If you're looking for bare objectivity, you're often unlikely to do much better than straight business reporting, which is why this article on Forbes Global is worth reading. Halliburton, it says, might not be enjoying such a bonanza after all. It turns out there are lots of Iraqis who are already pretty good at pumping oil out of the ground. Who woulda thought?
With surprising speed, technocrats at Iraq's state-owned national oil companies are taking charge of reconstruction. And they seem more interested in obtaining U.S. Army patrols than in spending billions on high-tech services and equipment.

'The priority is security for our installations,' says Jabbar A. el-Leaby , director general of the South Oil Co. in Basra....

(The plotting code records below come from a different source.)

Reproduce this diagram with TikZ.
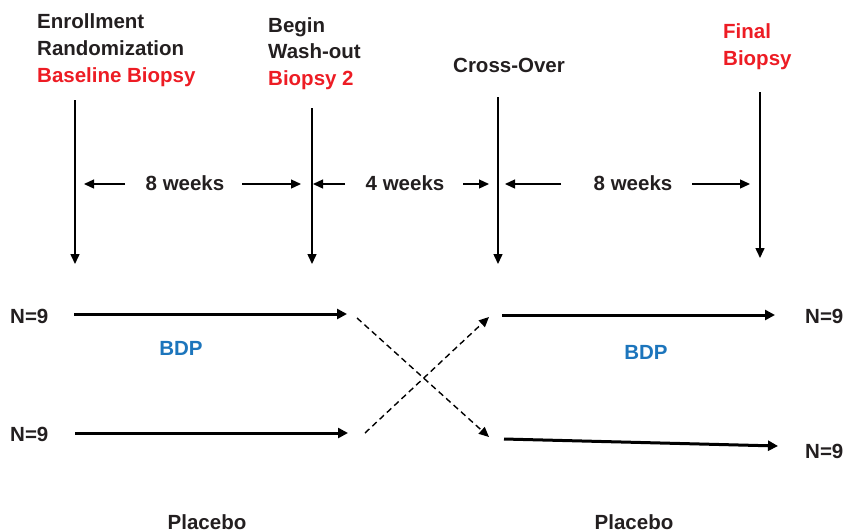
\documentclass[tikz,border=0pt]{standalone}
\usepackage{fontspec}
\setmainfont{Liberation Sans}
\usetikzlibrary{arrows.meta}
\definecolor{txt}{RGB}{35,31,32}
\definecolor{rd}{RGB}{237,28,36}
\definecolor{bl}{RGB}{28,117,188}
\tikzset{
  lbl/.style={inner sep=0pt, text=txt, font=\fontsize{20.5}{24}\selectfont\bfseries},
  redlbl/.style={lbl, text=rd},
  bluelbl/.style={lbl, text=bl},
  vline/.style={draw=black, line width=1.5pt, -{Triangle[length=10pt,width=9pt]}},
  span/.style={draw=black, line width=1.3pt, -{Triangle[length=10pt,width=9pt]}},
  arm/.style={draw=black, line width=3pt, -{Triangle[length=10pt,width=10pt]}},
  cross/.style={draw=black, line width=1.4pt, dash pattern=on 6pt off 4pt, -{Triangle[length=10pt,width=9pt]}}
}
\begin{document}
\begin{tikzpicture}[x=1pt,y=-1pt]
\useasboundingbox (0,0) rectangle (843,531);
% top labels
\node[lbl, anchor=base west] (enr) at (37,28) {Enrollment};
\node[lbl, anchor=base west] (rnd) at (37,55) {Randomization};
\node[redlbl, anchor=base west] (bb) at (37,82) {Baseline Biopsy};
\node[lbl, anchor=base west] (beg) at (268,32) {Begin};
\node[lbl, anchor=base west] (wash) at (268,58) {Wash-out};
\node[redlbl, anchor=base west] (b2) at (268,85) {Biopsy 2};
\node[lbl, anchor=base west] (co) at (453,72) {Cross-Over};
\node[redlbl, anchor=base west] (fin) at (723,38) {Final};
\node[redlbl, anchor=base west] (fb) at (723,65) {Biopsy};
% vertical arrows
\coordinate (v1a) at (75,100);  \coordinate (v1b) at (75,264);
\coordinate (v2a) at (312,108); \coordinate (v2b) at (312,264);
\coordinate (v3a) at (498,97);  \coordinate (v3b) at (498,264);
\coordinate (v4a) at (760,92);  \coordinate (v4b) at (760,258);
\draw[vline] (v1a) -- (v1b);
\draw[vline] (v2a) -- (v2b);
\draw[vline] (v3a) -- (v3b);
\draw[vline] (v4a) -- (v4b);
% spans
\node[lbl, anchor=base] (w1) at (185,190) {8 weeks};
\node[lbl, anchor=base] (w2) at (405,190) {4 weeks};
\node[lbl, anchor=base] (w3) at (633,190) {8 weeks};
\coordinate (s1a) at (125,184); \coordinate (s1b) at (84,184);
\coordinate (s2a) at (242,184); \coordinate (s2b) at (301,184);
\coordinate (s3a) at (345,184); \coordinate (s3b) at (313,184);
\coordinate (s4a) at (463,184); \coordinate (s4b) at (489,184);
\coordinate (s5a) at (561,184); \coordinate (s5b) at (505,184);
\coordinate (s6a) at (692,184); \coordinate (s6b) at (750,184);
\draw[span] (s1a) -- (s1b);
\draw[span] (s2a) -- (s2b);
\draw[span] (s3a) -- (s3b);
\draw[span] (s4a) -- (s4b);
\draw[span] (s5a) -- (s5b);
\draw[span] (s6a) -- (s6b);
% arms
\node[lbl, anchor=base west] (n1) at (10,323) {N=9};
\node[lbl, anchor=base west] (n2) at (10,441) {N=9};
\node[lbl, anchor=base west] (n3) at (805,323) {N=9};
\node[lbl, anchor=base west] (n4) at (805,458) {N=9};
\node[bluelbl, anchor=base] (bdp1) at (181,355) {BDP};
\node[bluelbl, anchor=base] (bdp2) at (646,359) {BDP};
\node[lbl, anchor=base] (pl1) at (207,529) {Placebo};
\node[lbl, anchor=base] (pl2) at (634,529) {Placebo};
\coordinate (a1a) at (74,314);  \coordinate (a1b) at (347,314);
\coordinate (a2a) at (75,433);  \coordinate (a2b) at (348,433);
\coordinate (a3a) at (502,315); \coordinate (a3b) at (775,315);
\coordinate (a4a) at (504,439); \coordinate (a4b) at (778,446);
\draw[arm] (a1a) -- (a1b);
\draw[arm] (a2a) -- (a2b);
\draw[arm] (a3a) -- (a3b);
\draw[arm] (a4a) -- (a4b);
% cross-over dashed
\coordinate (c1a) at (357,318); \coordinate (c1b) at (489,437);
\coordinate (c2a) at (365,433); \coordinate (c2b) at (489,317);
\draw[cross] (c1a) -- (c1b);
\draw[cross] (c2a) -- (c2b);
\end{tikzpicture}
\end{document}
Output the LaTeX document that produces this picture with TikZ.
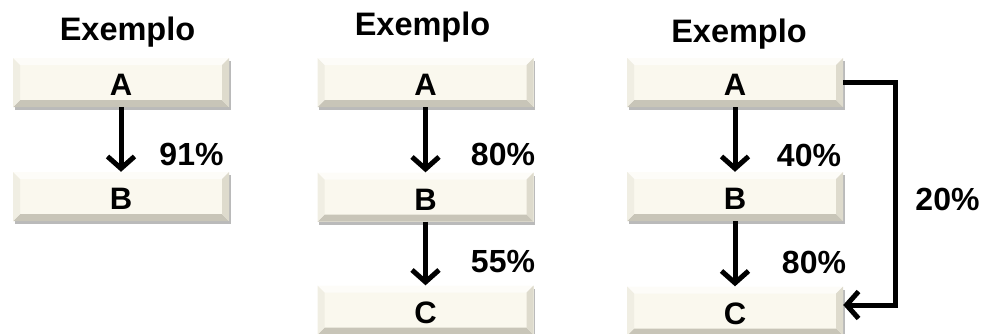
\documentclass[tikz,border=0pt]{standalone}
\usepackage{fontspec}
\setmainfont{Liberation Sans}
\usetikzlibrary{arrows.meta,shadows}
\definecolor{boxfill}{RGB}{250,248,238}
\definecolor{bevtop}{RGB}{253,252,248}
\definecolor{bevbot}{RGB}{200,197,184}
\definecolor{bevright}{RGB}{222,219,205}
\definecolor{bevleft}{RGB}{240,238,227}
\tikzset{
  stepbox/.style={rectangle, minimum width=216pt, minimum height=49pt, inner sep=0pt,
    text height=26.5pt, text depth=0pt,
    fill=boxfill, font=\fontsize{31}{31}\selectfont\bfseries,
    drop shadow={shadow xshift=1.5pt, shadow yshift=-3pt, opacity=0.45, fill=black!60},
    path picture={
      \fill[bevtop] (path picture bounding box.north west) -- (path picture bounding box.north east)
        -- ([shift={(-7pt,-7pt)}]path picture bounding box.north east) -- ([shift={(7pt,-7pt)}]path picture bounding box.north west) -- cycle;
      \fill[bevbot] (path picture bounding box.south west) -- (path picture bounding box.south east)
        -- ([shift={(-7pt,7pt)}]path picture bounding box.south east) -- ([shift={(7pt,7pt)}]path picture bounding box.south west) -- cycle;
      \fill[bevright] (path picture bounding box.north east) -- (path picture bounding box.south east)
        -- ([shift={(-7pt,7pt)}]path picture bounding box.south east) -- ([shift={(-7pt,-7pt)}]path picture bounding box.north east) -- cycle;
      \fill[bevleft] (path picture bounding box.north west) -- (path picture bounding box.south west)
        -- ([shift={(7pt,7pt)}]path picture bounding box.south west) -- ([shift={(7pt,-7pt)}]path picture bounding box.north west) -- cycle;
    }},
  title/.style={font=\fontsize{32.5}{32.5}\selectfont\bfseries, anchor=base, inner sep=0pt},
  pct/.style={font=\fontsize{32}{32}\selectfont\bfseries, anchor=base, inner sep=0pt},
  flow/.style={line width=5pt, -{Straight Barb[length=12pt,width=27pt,line width=5pt]}}
}
\begin{document}
\begin{tikzpicture}[x=1pt,y=-1pt]
\useasboundingbox (0,0) rectangle (982,333);
% column 1
\node[title] (t1) at (127.5,40) {Exemplo};
\node[stepbox] (a1) at (121,82.5) {A};
\node[stepbox] (b1) at (121,196.5) {B};
\draw[flow] (a1) -- (b1);
\node[pct] (p1) at (191.5,165) {91\%};
% column 2
\node[title] (t2) at (422.5,35) {Exemplo};
\node[stepbox] (a2) at (425.5,82.5) {A};
\node[stepbox] (b2) at (425.5,197) {B};
\node[stepbox] (c2) at (425.5,310) {C};
\draw[flow] (a2) -- (b2);
\draw[flow] (b2) -- (c2);
\node[pct] (p2) at (503,165.5) {80\%};
\node[pct] (p3) at (503,272) {55\%};
% column 3
\node[title] (t3) at (739,42.3) {Exemplo};
\node[stepbox] (a3) at (735,82.5) {A};
\node[stepbox] (b3) at (735,196.5) {B};
\node[stepbox] (c3) at (735,311) {C};
\draw[flow] (a3) -- (b3);
\draw[flow] (b3) -- (c3);
\draw[flow] (a3.east) -- ++(52.5,0) |- ([yshift=6pt]c3.east);
\node[pct] (p4) at (809,166.5) {40\%};
\node[pct] (p5) at (814,273) {80\%};
\node[pct] (p6) at (947.5,210) {20\%};
\end{tikzpicture}
\end{document}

New technology would be nice, El-Leaby says, but it's not the first thing on his mind. "I have heard about it in the literature," he says of the latest gadgets, with a bored expression on his face. U.S. experts? "We have skilled people here," he says.
A similar story, with fewer hard numbers, appears in today's LA Times. The occupation authority has cancelled plans to create a big international advisory board to oversee the Iraqi oil industry. An unnamed official with the authority says: "Once we got in here and got to know the folks in the Oil Ministry and the employees at the oil companies, it became obvious that the expertise was already there. So the advisory board just became unnecessary."

Gosh, Bush was totally right. Those Iraqis sure are a good and gifted people.